● Work to do
Write the number of lines holding the word "this", and nothing else.

Plotting code records:
____________
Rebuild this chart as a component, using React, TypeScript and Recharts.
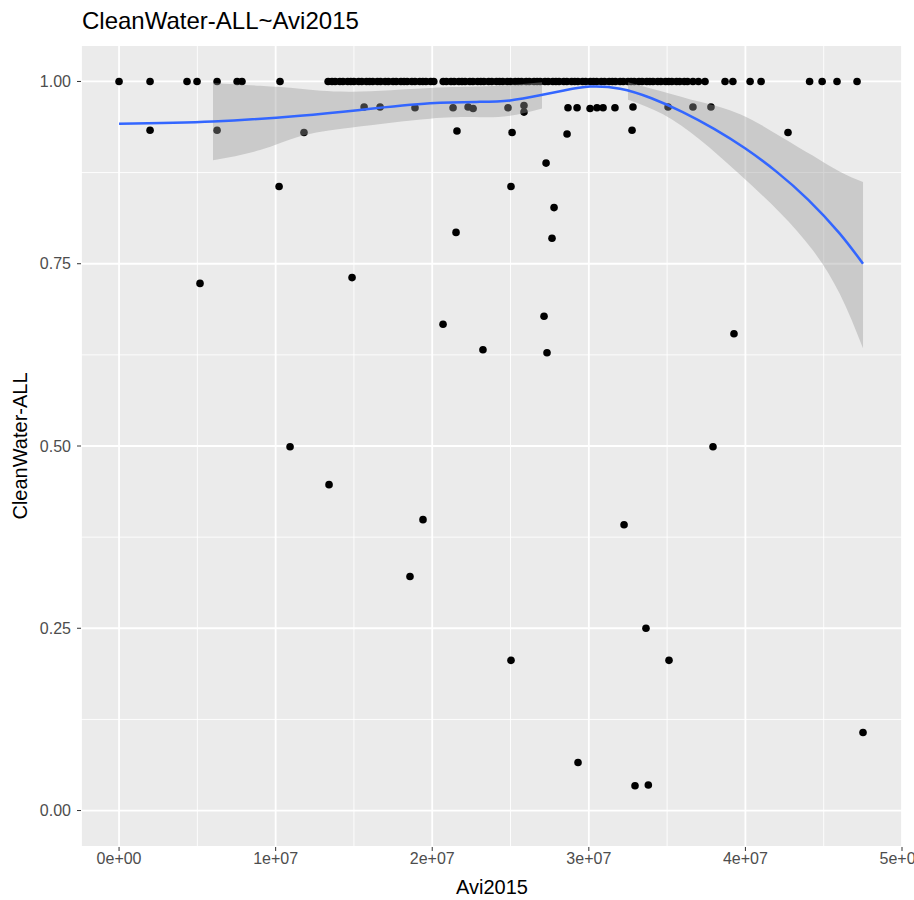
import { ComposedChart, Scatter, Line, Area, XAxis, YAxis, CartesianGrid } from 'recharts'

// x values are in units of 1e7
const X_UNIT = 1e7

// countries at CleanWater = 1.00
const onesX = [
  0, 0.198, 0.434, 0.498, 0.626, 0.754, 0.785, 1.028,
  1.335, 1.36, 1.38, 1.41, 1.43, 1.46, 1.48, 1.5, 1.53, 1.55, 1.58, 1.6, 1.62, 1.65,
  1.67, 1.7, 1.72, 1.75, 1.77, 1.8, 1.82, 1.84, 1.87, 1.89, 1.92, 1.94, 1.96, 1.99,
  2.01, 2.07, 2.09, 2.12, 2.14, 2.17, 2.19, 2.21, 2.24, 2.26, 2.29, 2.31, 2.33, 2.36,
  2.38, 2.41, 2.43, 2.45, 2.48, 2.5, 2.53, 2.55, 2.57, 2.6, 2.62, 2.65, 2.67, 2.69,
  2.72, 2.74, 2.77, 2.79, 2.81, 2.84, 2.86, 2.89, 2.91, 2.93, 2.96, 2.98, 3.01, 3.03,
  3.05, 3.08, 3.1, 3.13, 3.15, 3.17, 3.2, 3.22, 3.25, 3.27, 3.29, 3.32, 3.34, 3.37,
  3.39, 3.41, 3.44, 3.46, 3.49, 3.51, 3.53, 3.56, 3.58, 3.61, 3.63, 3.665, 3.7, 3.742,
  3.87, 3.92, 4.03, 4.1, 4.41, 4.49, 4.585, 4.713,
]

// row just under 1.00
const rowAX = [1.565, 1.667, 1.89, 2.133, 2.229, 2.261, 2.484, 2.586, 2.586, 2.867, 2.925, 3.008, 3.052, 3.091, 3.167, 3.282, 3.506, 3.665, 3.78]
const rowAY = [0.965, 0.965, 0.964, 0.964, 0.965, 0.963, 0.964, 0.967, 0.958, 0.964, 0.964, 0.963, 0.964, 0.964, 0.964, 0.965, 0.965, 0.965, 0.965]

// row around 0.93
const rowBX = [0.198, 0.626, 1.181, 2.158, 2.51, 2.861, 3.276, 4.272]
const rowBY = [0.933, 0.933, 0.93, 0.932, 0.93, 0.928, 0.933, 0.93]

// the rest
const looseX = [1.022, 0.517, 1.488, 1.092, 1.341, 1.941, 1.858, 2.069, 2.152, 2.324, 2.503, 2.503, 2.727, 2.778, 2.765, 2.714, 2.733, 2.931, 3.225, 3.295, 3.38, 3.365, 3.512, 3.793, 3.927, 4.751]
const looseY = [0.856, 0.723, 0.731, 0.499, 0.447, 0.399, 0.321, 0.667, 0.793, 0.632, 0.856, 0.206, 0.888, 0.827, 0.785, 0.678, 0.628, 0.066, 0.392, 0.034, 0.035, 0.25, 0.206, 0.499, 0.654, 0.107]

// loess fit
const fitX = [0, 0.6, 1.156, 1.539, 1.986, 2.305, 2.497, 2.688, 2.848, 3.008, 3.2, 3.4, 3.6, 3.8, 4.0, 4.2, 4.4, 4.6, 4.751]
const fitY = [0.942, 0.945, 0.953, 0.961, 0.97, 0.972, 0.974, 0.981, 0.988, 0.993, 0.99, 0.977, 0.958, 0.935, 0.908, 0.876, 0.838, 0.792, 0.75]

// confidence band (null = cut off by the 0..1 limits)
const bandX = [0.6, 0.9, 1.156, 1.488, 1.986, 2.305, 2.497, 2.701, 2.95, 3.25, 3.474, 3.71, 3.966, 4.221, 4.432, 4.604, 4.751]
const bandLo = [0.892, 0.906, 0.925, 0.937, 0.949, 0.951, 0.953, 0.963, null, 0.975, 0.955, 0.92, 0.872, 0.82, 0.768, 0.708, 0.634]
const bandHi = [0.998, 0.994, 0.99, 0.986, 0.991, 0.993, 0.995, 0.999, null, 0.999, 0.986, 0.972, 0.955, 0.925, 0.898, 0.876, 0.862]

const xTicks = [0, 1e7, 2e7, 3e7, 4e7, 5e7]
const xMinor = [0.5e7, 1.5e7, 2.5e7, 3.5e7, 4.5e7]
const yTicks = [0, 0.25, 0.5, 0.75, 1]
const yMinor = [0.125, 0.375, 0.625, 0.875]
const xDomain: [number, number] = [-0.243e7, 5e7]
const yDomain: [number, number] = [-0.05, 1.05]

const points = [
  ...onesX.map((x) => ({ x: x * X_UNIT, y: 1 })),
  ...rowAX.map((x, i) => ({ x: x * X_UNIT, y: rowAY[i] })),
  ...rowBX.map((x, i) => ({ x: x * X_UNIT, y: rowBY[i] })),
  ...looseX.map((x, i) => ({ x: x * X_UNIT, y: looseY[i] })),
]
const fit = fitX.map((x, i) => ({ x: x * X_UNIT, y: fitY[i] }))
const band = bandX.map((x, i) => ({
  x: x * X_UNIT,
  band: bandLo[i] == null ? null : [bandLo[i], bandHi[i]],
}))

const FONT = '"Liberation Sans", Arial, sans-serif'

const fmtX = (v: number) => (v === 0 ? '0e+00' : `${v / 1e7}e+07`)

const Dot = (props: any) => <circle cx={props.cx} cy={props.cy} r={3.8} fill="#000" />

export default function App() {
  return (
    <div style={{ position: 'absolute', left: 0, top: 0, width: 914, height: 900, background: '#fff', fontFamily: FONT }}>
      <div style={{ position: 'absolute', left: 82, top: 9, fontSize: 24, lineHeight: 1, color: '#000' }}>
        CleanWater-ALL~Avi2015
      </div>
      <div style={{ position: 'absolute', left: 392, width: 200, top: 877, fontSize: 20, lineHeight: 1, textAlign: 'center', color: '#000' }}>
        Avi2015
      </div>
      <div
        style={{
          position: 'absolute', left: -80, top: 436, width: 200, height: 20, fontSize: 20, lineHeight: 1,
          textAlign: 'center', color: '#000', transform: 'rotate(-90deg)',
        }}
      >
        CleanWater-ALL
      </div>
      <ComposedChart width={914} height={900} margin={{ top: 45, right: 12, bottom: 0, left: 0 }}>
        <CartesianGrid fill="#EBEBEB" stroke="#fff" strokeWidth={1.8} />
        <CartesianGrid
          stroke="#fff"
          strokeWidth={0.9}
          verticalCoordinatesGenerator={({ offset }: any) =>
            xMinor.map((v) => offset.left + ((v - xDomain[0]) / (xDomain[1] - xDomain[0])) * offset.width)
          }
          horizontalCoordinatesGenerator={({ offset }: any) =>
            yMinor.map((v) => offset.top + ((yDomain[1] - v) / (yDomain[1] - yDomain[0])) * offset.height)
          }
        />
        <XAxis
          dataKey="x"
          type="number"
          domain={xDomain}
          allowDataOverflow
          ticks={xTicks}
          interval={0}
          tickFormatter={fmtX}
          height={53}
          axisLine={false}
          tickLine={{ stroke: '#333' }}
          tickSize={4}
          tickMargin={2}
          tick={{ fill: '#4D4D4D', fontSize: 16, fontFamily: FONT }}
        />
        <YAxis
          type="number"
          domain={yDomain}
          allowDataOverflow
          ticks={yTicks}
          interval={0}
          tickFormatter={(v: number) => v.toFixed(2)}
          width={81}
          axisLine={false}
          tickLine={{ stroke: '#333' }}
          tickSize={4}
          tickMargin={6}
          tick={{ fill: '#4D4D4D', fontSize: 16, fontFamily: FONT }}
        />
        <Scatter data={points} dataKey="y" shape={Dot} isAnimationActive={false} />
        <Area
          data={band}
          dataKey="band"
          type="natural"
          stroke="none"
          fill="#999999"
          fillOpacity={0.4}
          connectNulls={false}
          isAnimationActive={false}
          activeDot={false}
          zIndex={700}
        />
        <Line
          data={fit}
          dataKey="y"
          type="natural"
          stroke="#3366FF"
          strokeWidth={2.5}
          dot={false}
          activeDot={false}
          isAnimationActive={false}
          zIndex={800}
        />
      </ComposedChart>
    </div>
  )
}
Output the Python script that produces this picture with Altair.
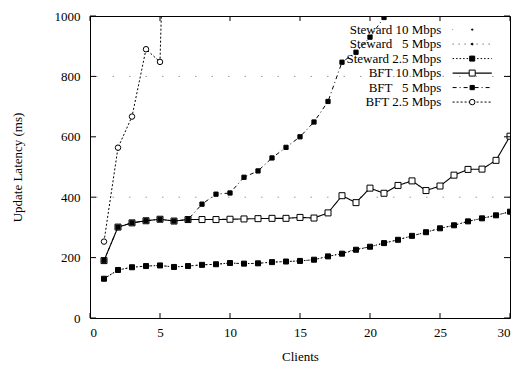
____________
● Answer to the exercise
2